_What you have to do_. Look at the data below and print exactly the lines from its first line through the line with "48,60,75,95,115,125,135,142,130]"; the pictures stay out of the copy.

----- Data section -----

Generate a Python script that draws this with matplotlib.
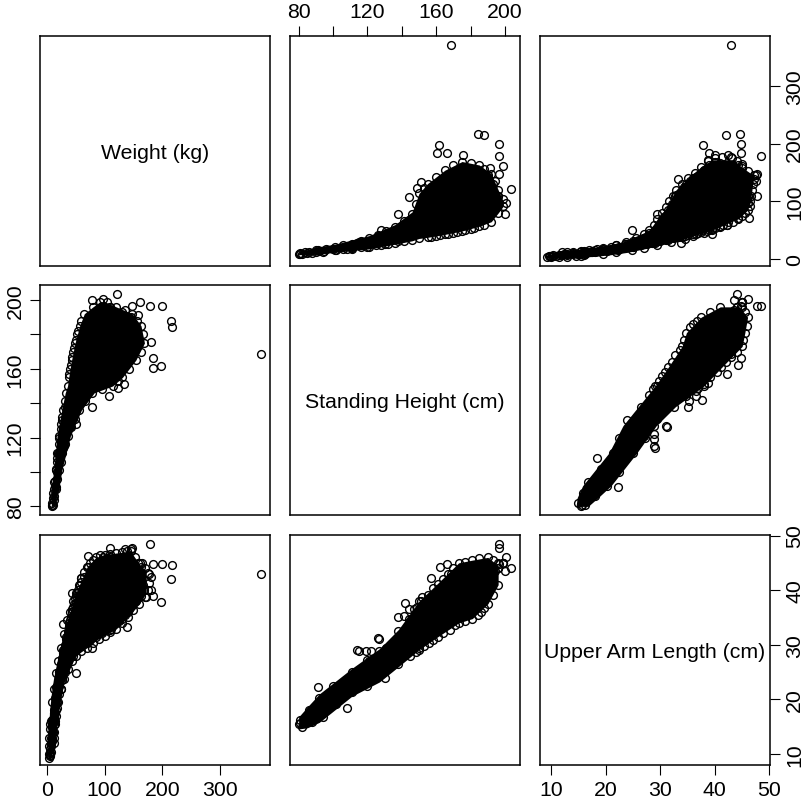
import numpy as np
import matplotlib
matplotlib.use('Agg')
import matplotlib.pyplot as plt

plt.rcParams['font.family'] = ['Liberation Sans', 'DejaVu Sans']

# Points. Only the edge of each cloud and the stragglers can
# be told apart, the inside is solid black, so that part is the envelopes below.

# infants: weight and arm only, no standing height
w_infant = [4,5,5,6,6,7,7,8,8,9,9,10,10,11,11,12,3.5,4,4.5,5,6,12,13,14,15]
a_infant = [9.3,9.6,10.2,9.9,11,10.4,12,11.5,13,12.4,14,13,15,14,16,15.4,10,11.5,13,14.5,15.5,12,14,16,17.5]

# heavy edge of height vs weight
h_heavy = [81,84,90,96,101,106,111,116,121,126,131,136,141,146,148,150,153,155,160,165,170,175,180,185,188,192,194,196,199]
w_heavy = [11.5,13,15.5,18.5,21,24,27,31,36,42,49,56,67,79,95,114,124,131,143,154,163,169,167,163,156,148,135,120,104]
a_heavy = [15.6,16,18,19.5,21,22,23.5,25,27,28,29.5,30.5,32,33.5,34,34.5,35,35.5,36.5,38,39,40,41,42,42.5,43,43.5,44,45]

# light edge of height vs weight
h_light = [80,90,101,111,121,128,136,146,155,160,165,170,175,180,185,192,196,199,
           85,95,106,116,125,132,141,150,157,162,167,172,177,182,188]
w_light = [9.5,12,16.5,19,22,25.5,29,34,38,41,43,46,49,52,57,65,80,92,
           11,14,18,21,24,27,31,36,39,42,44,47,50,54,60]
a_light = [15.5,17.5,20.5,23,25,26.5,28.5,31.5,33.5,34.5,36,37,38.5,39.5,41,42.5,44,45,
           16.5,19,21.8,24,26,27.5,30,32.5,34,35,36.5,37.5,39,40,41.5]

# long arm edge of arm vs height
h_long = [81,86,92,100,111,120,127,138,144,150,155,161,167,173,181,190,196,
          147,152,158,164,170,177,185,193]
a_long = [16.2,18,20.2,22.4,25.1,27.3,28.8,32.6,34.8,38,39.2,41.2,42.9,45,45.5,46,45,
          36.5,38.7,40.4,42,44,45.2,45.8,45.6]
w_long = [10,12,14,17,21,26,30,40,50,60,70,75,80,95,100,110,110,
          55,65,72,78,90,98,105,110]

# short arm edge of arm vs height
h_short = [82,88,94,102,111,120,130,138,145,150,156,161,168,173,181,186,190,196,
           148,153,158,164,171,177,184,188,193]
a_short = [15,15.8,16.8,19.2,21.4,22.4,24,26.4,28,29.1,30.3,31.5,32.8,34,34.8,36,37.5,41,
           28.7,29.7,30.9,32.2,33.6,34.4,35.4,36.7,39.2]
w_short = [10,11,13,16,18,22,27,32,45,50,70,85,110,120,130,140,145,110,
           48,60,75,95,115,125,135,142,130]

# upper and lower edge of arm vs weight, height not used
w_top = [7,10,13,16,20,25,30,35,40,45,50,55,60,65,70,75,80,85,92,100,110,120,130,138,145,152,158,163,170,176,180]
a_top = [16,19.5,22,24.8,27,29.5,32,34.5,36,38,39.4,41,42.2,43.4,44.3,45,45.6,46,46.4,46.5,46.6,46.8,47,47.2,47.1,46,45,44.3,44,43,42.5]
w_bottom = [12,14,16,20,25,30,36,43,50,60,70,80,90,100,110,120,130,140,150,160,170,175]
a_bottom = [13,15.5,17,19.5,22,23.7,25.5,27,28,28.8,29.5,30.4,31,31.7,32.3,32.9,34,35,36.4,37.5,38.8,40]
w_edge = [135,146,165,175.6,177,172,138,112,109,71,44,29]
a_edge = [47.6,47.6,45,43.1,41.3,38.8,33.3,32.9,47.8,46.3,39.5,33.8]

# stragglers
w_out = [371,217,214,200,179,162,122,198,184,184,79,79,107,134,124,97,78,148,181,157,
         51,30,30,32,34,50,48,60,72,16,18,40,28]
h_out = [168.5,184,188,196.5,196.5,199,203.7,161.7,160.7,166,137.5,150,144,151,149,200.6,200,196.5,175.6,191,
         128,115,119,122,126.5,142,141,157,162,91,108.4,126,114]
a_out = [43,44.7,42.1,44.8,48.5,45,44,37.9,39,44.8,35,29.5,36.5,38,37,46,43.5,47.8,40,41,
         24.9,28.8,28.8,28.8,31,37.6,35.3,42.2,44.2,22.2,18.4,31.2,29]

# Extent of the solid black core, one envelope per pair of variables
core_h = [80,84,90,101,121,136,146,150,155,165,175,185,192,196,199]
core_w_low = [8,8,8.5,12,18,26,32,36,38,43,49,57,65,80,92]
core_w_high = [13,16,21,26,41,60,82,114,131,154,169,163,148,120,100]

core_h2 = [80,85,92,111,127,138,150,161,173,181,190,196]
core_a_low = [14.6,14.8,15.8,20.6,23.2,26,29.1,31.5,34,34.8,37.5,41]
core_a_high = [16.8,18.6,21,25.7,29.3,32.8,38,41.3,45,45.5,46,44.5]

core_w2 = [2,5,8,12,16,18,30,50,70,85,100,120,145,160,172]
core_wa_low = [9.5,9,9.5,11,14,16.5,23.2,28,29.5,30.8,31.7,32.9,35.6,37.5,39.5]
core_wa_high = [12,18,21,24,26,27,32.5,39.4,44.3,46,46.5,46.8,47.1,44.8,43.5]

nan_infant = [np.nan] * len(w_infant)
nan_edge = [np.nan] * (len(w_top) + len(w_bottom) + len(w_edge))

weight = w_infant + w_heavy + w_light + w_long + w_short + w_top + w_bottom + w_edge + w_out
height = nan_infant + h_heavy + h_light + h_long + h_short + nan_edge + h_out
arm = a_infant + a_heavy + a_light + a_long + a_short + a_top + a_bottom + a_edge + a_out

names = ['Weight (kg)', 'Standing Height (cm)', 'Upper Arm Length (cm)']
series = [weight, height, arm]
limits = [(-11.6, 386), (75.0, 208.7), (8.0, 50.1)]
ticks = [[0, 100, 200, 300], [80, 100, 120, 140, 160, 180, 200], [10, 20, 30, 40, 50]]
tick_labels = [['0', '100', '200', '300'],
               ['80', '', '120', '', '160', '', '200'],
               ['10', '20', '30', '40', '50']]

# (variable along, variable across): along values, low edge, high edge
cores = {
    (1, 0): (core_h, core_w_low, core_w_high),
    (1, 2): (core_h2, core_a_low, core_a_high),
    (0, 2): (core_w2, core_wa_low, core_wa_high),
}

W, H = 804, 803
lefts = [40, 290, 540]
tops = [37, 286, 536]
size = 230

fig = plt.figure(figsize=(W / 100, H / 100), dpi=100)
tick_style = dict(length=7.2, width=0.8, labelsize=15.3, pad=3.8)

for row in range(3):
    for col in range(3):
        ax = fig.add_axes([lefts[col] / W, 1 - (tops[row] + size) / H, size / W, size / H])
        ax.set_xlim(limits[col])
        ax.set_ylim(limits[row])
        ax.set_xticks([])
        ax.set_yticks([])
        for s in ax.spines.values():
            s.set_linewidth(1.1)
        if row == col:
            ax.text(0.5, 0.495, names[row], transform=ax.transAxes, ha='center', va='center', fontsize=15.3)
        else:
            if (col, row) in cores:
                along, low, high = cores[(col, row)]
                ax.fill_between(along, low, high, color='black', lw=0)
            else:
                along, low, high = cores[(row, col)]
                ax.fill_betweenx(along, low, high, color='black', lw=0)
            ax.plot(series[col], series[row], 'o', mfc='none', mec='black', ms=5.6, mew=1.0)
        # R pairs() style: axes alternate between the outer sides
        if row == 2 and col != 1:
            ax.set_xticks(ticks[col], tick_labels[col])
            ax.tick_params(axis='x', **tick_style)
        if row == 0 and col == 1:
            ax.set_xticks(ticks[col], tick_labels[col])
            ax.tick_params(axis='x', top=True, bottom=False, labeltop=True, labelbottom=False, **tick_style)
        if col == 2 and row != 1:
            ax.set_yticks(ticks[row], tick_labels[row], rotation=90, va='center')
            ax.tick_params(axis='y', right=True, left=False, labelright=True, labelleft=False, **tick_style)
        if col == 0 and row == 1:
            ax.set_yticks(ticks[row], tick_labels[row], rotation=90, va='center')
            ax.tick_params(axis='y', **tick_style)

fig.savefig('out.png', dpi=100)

-----

_Answer to this exercise_.
Generate a Python script that draws this with matplotlib.
import numpy as np
import matplotlib
matplotlib.use('Agg')
import matplotlib.pyplot as plt

plt.rcParams['font.family'] = ['Liberation Sans', 'DejaVu Sans']

# Points. Only the edge of each cloud and the stragglers can
# be told apart, the inside is solid black, so that part is the envelopes below.

# infants: weight and arm only, no standing height
w_infant = [4,5,5,6,6,7,7,8,8,9,9,10,10,11,11,12,3.5,4,4.5,5,6,12,13,14,15]
a_infant = [9.3,9.6,10.2,9.9,11,10.4,12,11.5,13,12.4,14,13,15,14,16,15.4,10,11.5,13,14.5,15.5,12,14,16,17.5]

# heavy edge of height vs weight
h_heavy = [81,84,90,96,101,106,111,116,121,126,131,136,141,146,148,150,153,155,160,165,170,175,180,185,188,192,194,196,199]
w_heavy = [11.5,13,15.5,18.5,21,24,27,31,36,42,49,56,67,79,95,114,124,131,143,154,163,169,167,163,156,148,135,120,104]
a_heavy = [15.6,16,18,19.5,21,22,23.5,25,27,28,29.5,30.5,32,33.5,34,34.5,35,35.5,36.5,38,39,40,41,42,42.5,43,43.5,44,45]

# light edge of height vs weight
h_light = [80,90,101,111,121,128,136,146,155,160,165,170,175,180,185,192,196,199,
           85,95,106,116,125,132,141,150,157,162,167,172,177,182,188]
w_light = [9.5,12,16.5,19,22,25.5,29,34,38,41,43,46,49,52,57,65,80,92,
           11,14,18,21,24,27,31,36,39,42,44,47,50,54,60]
a_light = [15.5,17.5,20.5,23,25,26.5,28.5,31.5,33.5,34.5,36,37,38.5,39.5,41,42.5,44,45,
           16.5,19,21.8,24,26,27.5,30,32.5,34,35,36.5,37.5,39,40,41.5]

# long arm edge of arm vs height
h_long = [81,86,92,100,111,120,127,138,144,150,155,161,167,173,181,190,196,
          147,152,158,164,170,177,185,193]
a_long = [16.2,18,20.2,22.4,25.1,27.3,28.8,32.6,34.8,38,39.2,41.2,42.9,45,45.5,46,45,
          36.5,38.7,40.4,42,44,45.2,45.8,45.6]
w_long = [10,12,14,17,21,26,30,40,50,60,70,75,80,95,100,110,110,
          55,65,72,78,90,98,105,110]

# short arm edge of arm vs height
h_short = [82,88,94,102,111,120,130,138,145,150,156,161,168,173,181,186,190,196,
           148,153,158,164,171,177,184,188,193]
a_short = [15,15.8,16.8,19.2,21.4,22.4,24,26.4,28,29.1,30.3,31.5,32.8,34,34.8,36,37.5,41,
           28.7,29.7,30.9,32.2,33.6,34.4,35.4,36.7,39.2]
w_short = [10,11,13,16,18,22,27,32,45,50,70,85,110,120,130,140,145,110,
           48,60,75,95,115,125,135,142,130]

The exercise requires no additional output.